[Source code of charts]
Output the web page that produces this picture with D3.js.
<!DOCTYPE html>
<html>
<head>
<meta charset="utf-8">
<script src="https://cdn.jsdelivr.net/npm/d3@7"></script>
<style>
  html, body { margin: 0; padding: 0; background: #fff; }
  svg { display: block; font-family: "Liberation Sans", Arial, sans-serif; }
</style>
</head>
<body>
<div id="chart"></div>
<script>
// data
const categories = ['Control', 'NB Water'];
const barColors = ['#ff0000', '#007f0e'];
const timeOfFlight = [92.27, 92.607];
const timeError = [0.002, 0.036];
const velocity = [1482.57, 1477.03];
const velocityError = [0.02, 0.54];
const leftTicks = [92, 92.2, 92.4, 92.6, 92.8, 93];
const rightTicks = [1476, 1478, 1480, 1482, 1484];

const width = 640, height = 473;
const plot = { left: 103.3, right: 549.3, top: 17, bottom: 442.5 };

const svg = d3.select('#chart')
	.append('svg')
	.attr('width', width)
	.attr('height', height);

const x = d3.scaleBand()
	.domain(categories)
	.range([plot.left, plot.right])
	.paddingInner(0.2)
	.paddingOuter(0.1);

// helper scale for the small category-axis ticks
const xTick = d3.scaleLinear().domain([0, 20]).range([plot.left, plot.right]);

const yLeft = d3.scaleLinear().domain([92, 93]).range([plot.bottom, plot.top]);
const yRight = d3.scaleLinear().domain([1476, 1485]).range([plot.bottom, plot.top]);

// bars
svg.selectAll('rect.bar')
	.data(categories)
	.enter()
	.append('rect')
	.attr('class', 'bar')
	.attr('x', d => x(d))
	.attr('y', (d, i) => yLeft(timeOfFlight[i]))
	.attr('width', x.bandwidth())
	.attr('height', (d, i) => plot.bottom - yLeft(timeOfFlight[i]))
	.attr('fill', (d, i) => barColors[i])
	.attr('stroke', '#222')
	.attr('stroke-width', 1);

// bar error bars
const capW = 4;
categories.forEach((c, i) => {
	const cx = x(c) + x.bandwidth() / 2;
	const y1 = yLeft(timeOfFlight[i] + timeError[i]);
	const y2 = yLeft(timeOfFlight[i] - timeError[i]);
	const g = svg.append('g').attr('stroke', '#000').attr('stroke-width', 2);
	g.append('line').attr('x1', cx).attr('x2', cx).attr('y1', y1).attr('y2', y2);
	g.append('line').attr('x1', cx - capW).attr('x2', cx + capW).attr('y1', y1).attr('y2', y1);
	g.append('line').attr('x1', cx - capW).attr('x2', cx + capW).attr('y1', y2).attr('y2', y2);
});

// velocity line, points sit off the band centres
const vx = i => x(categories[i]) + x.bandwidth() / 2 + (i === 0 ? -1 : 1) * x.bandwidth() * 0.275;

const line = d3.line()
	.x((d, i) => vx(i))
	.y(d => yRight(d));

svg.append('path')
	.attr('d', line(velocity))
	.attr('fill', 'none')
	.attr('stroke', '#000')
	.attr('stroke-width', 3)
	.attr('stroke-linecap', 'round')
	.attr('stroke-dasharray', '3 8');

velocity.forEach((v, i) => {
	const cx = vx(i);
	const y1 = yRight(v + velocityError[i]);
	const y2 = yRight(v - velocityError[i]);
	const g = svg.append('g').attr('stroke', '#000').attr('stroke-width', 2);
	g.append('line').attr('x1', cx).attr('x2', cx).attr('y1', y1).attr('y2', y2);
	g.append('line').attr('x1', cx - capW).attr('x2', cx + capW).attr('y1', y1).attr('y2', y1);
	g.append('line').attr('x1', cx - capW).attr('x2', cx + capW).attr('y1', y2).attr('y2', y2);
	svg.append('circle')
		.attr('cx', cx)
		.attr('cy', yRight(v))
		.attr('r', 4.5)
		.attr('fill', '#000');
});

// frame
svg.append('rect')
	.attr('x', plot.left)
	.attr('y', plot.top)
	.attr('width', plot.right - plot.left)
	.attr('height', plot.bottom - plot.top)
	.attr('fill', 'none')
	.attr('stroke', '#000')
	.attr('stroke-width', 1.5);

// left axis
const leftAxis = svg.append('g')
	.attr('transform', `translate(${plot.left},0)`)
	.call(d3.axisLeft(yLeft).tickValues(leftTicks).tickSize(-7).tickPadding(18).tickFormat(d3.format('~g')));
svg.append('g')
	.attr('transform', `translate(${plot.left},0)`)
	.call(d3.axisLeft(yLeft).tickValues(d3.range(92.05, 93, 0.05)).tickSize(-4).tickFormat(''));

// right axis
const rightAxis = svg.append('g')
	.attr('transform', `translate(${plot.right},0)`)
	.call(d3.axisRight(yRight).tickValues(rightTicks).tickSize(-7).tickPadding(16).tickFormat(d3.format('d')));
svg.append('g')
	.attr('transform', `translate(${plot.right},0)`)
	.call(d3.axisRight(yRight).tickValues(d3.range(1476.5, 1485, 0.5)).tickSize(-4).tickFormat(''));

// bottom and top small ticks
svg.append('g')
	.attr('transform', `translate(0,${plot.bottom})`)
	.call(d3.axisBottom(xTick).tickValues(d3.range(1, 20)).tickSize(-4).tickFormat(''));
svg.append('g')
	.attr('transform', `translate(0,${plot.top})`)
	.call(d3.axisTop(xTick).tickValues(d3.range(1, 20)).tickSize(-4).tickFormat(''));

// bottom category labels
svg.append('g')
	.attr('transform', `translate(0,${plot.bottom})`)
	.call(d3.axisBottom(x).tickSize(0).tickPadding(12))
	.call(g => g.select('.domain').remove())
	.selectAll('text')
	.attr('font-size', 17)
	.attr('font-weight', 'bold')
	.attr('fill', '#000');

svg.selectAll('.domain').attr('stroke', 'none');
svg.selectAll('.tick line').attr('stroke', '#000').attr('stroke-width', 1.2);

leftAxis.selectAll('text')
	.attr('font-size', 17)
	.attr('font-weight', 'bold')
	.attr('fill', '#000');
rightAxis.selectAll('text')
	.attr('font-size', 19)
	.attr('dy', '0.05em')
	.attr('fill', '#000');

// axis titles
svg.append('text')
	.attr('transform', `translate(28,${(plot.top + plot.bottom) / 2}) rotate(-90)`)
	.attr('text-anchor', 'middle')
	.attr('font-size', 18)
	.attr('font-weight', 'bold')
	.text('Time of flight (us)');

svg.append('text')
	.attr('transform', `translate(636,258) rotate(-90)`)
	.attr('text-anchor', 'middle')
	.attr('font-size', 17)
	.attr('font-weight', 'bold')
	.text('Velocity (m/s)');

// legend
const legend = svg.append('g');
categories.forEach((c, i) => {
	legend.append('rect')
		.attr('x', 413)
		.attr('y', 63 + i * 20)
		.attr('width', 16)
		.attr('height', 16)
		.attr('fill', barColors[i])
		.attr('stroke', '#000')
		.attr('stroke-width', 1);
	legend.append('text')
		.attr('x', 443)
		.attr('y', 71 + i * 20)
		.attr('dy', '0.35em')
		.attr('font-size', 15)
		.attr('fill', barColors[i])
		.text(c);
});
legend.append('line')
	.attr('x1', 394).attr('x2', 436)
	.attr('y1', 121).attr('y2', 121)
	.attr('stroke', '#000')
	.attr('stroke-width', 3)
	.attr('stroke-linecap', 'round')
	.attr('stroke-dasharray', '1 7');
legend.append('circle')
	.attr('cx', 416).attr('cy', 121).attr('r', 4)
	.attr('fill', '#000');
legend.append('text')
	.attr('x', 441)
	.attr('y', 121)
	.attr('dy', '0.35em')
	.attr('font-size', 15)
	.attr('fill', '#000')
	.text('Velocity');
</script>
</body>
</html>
* * *
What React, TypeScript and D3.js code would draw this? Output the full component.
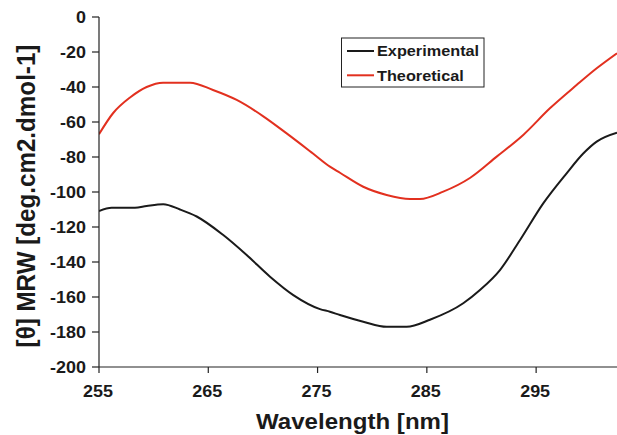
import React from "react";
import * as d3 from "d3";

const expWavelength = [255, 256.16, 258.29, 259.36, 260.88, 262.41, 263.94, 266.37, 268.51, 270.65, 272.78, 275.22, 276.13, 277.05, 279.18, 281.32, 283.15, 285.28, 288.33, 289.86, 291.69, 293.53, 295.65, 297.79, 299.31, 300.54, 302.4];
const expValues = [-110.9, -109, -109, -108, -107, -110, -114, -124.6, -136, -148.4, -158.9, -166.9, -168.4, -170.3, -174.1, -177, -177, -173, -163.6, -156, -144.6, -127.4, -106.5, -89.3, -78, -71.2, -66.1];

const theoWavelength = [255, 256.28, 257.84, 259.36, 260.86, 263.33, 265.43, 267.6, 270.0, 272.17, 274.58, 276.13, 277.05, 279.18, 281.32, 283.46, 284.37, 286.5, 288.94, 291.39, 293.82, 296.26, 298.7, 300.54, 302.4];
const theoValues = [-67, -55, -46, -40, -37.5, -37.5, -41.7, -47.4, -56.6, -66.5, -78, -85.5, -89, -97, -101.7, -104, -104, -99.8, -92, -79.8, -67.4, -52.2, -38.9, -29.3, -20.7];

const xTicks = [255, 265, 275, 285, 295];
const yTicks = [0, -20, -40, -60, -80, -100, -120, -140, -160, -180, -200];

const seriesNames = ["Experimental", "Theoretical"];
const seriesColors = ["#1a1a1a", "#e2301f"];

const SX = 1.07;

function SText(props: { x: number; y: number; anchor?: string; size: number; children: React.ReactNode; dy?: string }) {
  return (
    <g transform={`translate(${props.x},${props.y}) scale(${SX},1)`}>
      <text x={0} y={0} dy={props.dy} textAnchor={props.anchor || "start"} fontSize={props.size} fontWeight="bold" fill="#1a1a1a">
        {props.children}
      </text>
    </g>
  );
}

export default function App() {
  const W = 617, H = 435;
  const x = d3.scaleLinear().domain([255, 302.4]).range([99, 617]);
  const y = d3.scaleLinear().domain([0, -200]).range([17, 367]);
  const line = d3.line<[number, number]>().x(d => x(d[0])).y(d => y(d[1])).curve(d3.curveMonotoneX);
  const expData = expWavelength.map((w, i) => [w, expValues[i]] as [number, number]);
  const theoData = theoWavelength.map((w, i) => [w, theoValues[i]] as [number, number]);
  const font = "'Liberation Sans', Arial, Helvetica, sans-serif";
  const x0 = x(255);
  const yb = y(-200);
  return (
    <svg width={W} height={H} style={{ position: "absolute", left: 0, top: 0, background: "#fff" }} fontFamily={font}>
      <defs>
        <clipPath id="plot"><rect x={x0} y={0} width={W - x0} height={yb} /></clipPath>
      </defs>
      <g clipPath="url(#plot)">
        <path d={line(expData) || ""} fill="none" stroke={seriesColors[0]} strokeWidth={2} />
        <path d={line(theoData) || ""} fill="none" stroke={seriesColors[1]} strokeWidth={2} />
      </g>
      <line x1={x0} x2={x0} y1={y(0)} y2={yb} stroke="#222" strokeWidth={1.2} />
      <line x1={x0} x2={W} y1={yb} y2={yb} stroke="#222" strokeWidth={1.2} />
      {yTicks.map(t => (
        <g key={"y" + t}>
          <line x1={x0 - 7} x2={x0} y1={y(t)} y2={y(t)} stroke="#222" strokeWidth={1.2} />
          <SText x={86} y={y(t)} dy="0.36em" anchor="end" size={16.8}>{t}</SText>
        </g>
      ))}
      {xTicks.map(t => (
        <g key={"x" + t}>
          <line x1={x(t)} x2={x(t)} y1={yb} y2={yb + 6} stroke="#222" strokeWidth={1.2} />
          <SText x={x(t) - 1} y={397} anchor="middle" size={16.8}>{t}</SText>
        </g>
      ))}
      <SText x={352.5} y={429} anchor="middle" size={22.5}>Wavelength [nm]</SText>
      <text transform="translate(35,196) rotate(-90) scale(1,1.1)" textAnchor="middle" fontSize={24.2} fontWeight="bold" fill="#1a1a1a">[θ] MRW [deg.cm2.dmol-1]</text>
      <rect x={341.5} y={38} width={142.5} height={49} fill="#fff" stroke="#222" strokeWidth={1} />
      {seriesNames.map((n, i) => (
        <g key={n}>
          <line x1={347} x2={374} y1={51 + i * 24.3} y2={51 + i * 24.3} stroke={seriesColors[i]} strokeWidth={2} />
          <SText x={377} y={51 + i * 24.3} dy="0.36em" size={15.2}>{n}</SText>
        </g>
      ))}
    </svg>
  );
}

TASK DIRECTIONS
Above are records with pictures. Reproduce exactly only the lines from the line with "What React, TypeScript" through the line with "-78, -71.2, -66.1];", both ends included, and leave the pictures out.

EXERCISE ANSWER
What React, TypeScript and D3.js code would draw this? Output the full component.
import React from "react";
import * as d3 from "d3";

const expWavelength = [255, 256.16, 258.29, 259.36, 260.88, 262.41, 263.94, 266.37, 268.51, 270.65, 272.78, 275.22, 276.13, 277.05, 279.18, 281.32, 283.15, 285.28, 288.33, 289.86, 291.69, 293.53, 295.65, 297.79, 299.31, 300.54, 302.4];
const expValues = [-110.9, -109, -109, -108, -107, -110, -114, -124.6, -136, -148.4, -158.9, -166.9, -168.4, -170.3, -174.1, -177, -177, -173, -163.6, -156, -144.6, -127.4, -106.5, -89.3, -78, -71.2, -66.1];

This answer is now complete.